Figure 3b provides narrow scans within the energy range of 850 eV to 885 eV, specifically focusing on the Ni2p3/2 and Ni2p1/2 peaks. In this range, we can attribute the peaks at 856 eV and 874 eV to the presence of NiII in the [Ni]₂[L]₂ complex 2. Additionally, the appearance of satellite peaks at 879 eV and 862 eV further supports the presence of Ni(II) [17]. These findings align with prior research that has characterized the electrochemical properties of molecular nickel-centered complexes [18]. For a more detailed examination of bond energies associated with various carbon-heteroatom linkages, please refer to Figure 3c. In this figure, three distinct peaks are observed at 288.89 eV (corresponding to C-O bonds), 286.67 eV (representing C=N bonds), and another peak associated with carbon-carbon (-C=C- and -C-C-) bond linkages. These peaks can be confidently assigned to the relevant heteroatom and carbon bond linkages within [Ni]₂[L]₂ 2 [19].

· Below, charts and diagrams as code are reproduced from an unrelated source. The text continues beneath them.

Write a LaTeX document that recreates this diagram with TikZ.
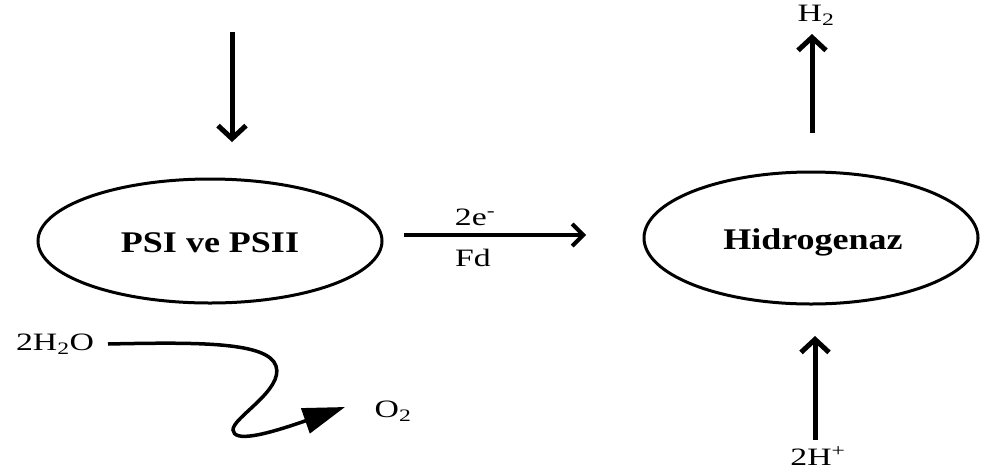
\documentclass[tikz,border=0pt]{standalone}
\usepackage{fontspec}
\setmainfont[FakeStretch=1.2]{Liberation Serif}
\newfontfamily\lblfont[FakeStretch=1.35]{Liberation Serif}
\usetikzlibrary{arrows.meta}
\begin{document}
\begin{tikzpicture}[x=1pt,y=-1pt,
  bigtext/.style={font=\fontsize{30}{34}\selectfont\bfseries},
  lbl/.style={font=\lblfont\fontsize{25}{28}\selectfont,inner sep=0pt},
  thickarrow/.style={line width=5pt,-{Straight Barb[length=13pt,width=28pt,line width=5pt]}},
  medarrow/.style={line width=4pt,-{Straight Barb[length=11pt,width=22pt,line width=4pt]}},
  wavy/.style={line width=3.5pt,-{Triangle[length=42pt,width=26pt]}}]
\useasboundingbox (0,0) rectangle (981,472);
% ellipses
\draw[line width=3pt] (210,241) ellipse [x radius=172, y radius=62];
\node[bigtext] (psi) at (210,243) {PSI ve PSII};
\draw[line width=3pt] (811,238) ellipse [x radius=167, y radius=66];
\node[bigtext] (hyd) at (813,242) {Hidrogenaz};
% light arrow
\coordinate (lt) at (232,32);
\coordinate (lb) at (232,142);
\draw[thickarrow] (lt) -- (lb);
% electron arrow
\coordinate (es) at (404,235);
\coordinate (ee) at (586,235);
\draw[medarrow] (es) -- (ee);
\node[lbl] (e2) at (475,217) {2e\textsuperscript{-}};
\node[lbl] (fd) at (473,258) {Fd};
% H2 out
\coordinate (hb) at (812,133);
\coordinate (ht) at (812,34);
\draw[thickarrow] (hb) -- (ht);
\node[lbl] (h2) at (816,15) {H\textsubscript{2}};
% protons in
\coordinate (pb) at (815,440);
\coordinate (pt) at (815,336);
\draw[thickarrow] (pb) -- (pt);
\node[lbl] (hp) at (818,456) {2H\textsuperscript{+}};
% water
\node[lbl] (w) at (55,344) {2H\textsubscript{2}O};
\node[lbl] (o2) at (393,411) {O\textsubscript{2}};
\coordinate (ws) at (108,344);
\coordinate (we) at (345,407);
\draw[wavy] (ws) .. controls (200,342) and (268,342) .. (276,366)
  .. controls (284,390) and (232,418) .. (233,430)
  .. controls (234,442) and (262,436) .. (we);
\end{tikzpicture}
\end{document}
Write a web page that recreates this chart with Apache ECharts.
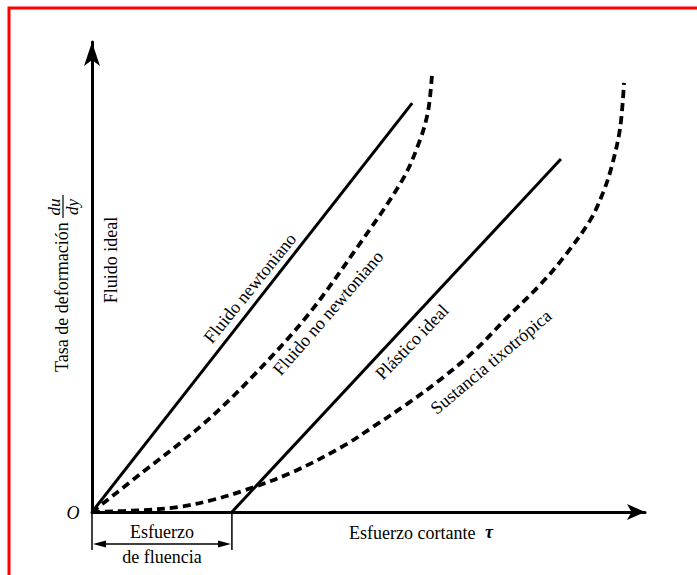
<!DOCTYPE html>
<html><head><meta charset="utf-8">
<script src="https://cdn.jsdelivr.net/npm/echarts/dist/echarts.min.js"></script>
<style>html,body{margin:0;padding:0;background:#fff}#c{width:697px;height:575px}</style>
</head><body><div id="c"></div>
<script>
// ---- data (arbitrary units 0..10) ----
const newtonian = [[0,0],[5.79,8.70]];
const plastic = [[2.53,0],[8.48,7.51]];
const nonNewtonian = [[0,0],[0.92,0.85],[2.01,1.87],[2.91,2.89],[3.89,4.17],[4.79,5.62],[5.61,7.06],[5.93,7.91],[6.08,8.55],[6.15,9.34]];
const thixotropic = [[0,0],[0.92,0.04],[1.59,0.11],[2.19,0.26],[2.73,0.45],[3.63,0.85],[4.54,1.40],[5.08,1.81],[5.70,2.30],[6.29,2.81],[6.89,3.40],[7.50,4.13],[8.10,4.83],[8.55,5.45],[9.01,6.21],[9.24,6.79],[9.40,7.36],[9.55,8.17],[9.62,9.13]];
const curveLabels = ['Fluido newtoniano','Fluido no newtoniano','Plástico ideal','Sustancia tixotrópica'];
const axisTexts = {x:'Esfuerzo cortante ', tau:'τ', y:'Tasa de deformación', origin:'O', ideal:'Fluido ideal', yieldTop:'Esfuerzo', yieldBottom:'de fluencia'};

const FONT = "'Liberation Serif','DejaVu Serif',serif";
const chart = echarts.init(document.getElementById('c'), null, {renderer:'svg'});
const solid = {color:'#000', width:3, type:'solid'};
const dashed = {color:'#000', width:3.8, type:[8,5]};
function ser(name, data, ls, smooth){
  return {name, type:'line', data, symbol:'none', clip:false, smooth, lineStyle:ls, itemStyle:{color:'#000'}, z:3};
}
chart.setOption({
  animation:false,
  grid:{left:92, right:52, top:42, bottom:63},
  xAxis:{type:'value', min:0, max:10, axisLine:{show:true, symbol:['none','arrow'], symbolSize:[12,18], lineStyle:{color:'#000', width:3}}, axisTick:{show:false}, axisLabel:{show:false}, splitLine:{show:false}},
  yAxis:{type:'value', min:0, max:10, axisLine:{show:true, symbol:['none','arrow'], symbolSize:[12,24], lineStyle:{color:'#000', width:3}}, axisTick:{show:false}, axisLabel:{show:false}, splitLine:{show:false}},
  series:[
    ser(curveLabels[0], newtonian, solid, false),
    ser(curveLabels[1], nonNewtonian, dashed, 0.35),
    ser(curveLabels[2], plastic, solid, false),
    ser(curveLabels[3], thixotropic, dashed, 0.35)
  ]
});

// annotations positioned from the axes' scales
const o = chart.convertToPixel({gridIndex:0}, [0,0]);
const ys = chart.convertToPixel({gridIndex:0}, [plastic[0][0],0]);
const deg = Math.PI/180;
function txt(text, x, y, rot, size, extra){
  return {type:'text', x, y, rotation:rot||0, z:10,
    style:{text, font:(extra&&extra.font)||(size+'px '+FONT), fill:'#000', align:(extra&&extra.align)||'center', verticalAlign:'middle'}};
}
const bY = o[1]+32, bEnd = o[1]+38;
const g = [
  {type:'rect', shape:{x:9, y:8, width:720, height:620}, style:{fill:'none', stroke:'#ff0000', lineWidth:3}, z:20},
  txt(axisTexts.origin, o[0]-19, o[1]+1, 0, 18, {font:'italic 18px '+FONT}),
  txt(axisTexts.x, 349, 533, 0, 18, {align:'left'}),
  txt(axisTexts.tau, 489, 532, 0, 18, {font:'italic bold 18px '+FONT}),
  txt(axisTexts.ideal, 111, 260, 90*deg, 18),
  txt(curveLabels[0], 250, 288, 51*deg, 18),
  txt(curveLabels[1], 328, 313, 49*deg, 18),
  txt(curveLabels[2], 412, 342, 46*deg, 18),
  txt(curveLabels[3], 491, 362, 40*deg, 18),
  txt(axisTexts.yieldTop, (o[0]+ys[0])/2, o[1]+20, 0, 18),
  txt(axisTexts.yieldBottom, (o[0]+ys[0])/2, o[1]+45, 0, 18),
  {type:'line', shape:{x1:o[0], y1:o[1], x2:o[0], y2:bEnd}, style:{stroke:'#000', lineWidth:1.5}},
  {type:'line', shape:{x1:ys[0], y1:o[1], x2:ys[0], y2:bEnd}, style:{stroke:'#000', lineWidth:1.5}},
  {type:'line', shape:{x1:o[0]+6, y1:bY, x2:ys[0]-6, y2:bY}, style:{stroke:'#000', lineWidth:1.5}},
  {type:'polygon', shape:{points:[[o[0]+1,bY],[o[0]+14,bY-3.5],[o[0]+14,bY+3.5]]}, style:{fill:'#000'}},
  {type:'polygon', shape:{points:[[ys[0]-1,bY],[ys[0]-14,bY-3.5],[ys[0]-14,bY+3.5]]}, style:{fill:'#000'}},
  {type:'group', x:62, y:372, rotation:90*deg, children:[
    {type:'text', x:0, y:0, style:{text:axisTexts.y, font:'18px '+FONT, fill:'#000', align:'left', verticalAlign:'middle'}},
    {type:'text', x:165, y:-8, style:{text:'du', font:'italic 17px '+FONT, fill:'#000', align:'center', verticalAlign:'middle'}},
    {type:'line', shape:{x1:154, y1:1, x2:177, y2:1}, style:{stroke:'#000', lineWidth:1.2}},
    {type:'text', x:165, y:10, style:{text:'dy', font:'italic 17px '+FONT, fill:'#000', align:'center', verticalAlign:'middle'}}
  ]}
];
chart.setOption({graphic:{elements:g}});
</script></body></html>
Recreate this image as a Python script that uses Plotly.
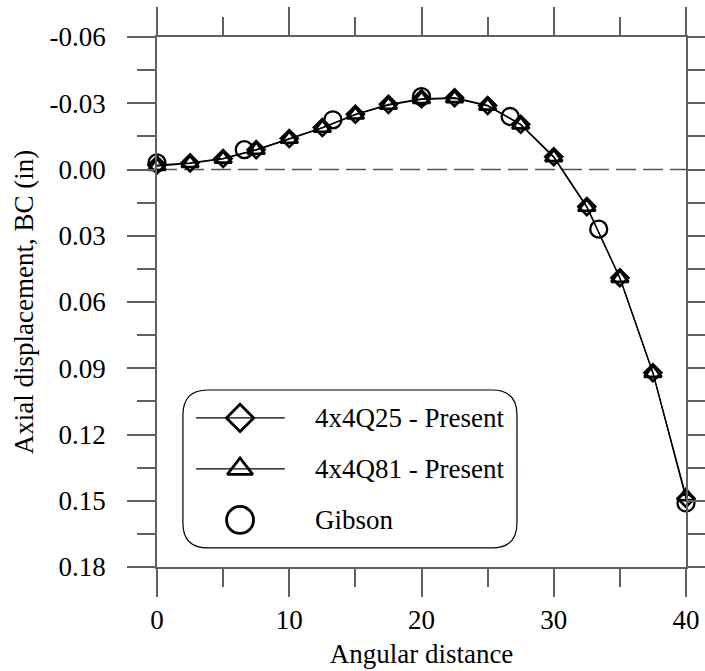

• The manuscript does not contain a description of the experimental techniques. Moreover, the structure and chemical composition of the catalysts used have not been confirmed by experimental methods.

Given the insoluble characteristics of the catalyst under investigation, we have employed several analytical techniques to gain insights into its structure and composition. Specifically, we utilized MALDI-TOF mass spectrometry and solid state ¹³C NMR spectroscopy, as depicted in Figure 1a and 1b, respectively. Additionally, Figure 2a and 2b contain X-ray Photoelectron Spectroscopy (XPS) data, while Table S3 provides a summary of the atomic percentages derived from these XPS measurements. Detailed explanations of our electrochemistry methods, XPS analysis, solid-state NMR spectroscopy, and MALDI-TOF measurements can be found in the Methods section of the Supplementary Information (SI) included with this manuscript.

Reviewer 4 Report

Although the authors resolved most of the issues, there are some flaws that require correction. The 400 mV value is still written on p. 7 instead of -400 mV. Fig. S11 still shows the data of electrolysis at 400 mV. The method of quantifying the "amount of product" is not described in the supplementary info. 

Author Response

We have corrected the flaws in the manuscript and in the SI. The determination FE% is described on page 14 in the SI. Thank you very much for the revision of our manuscript!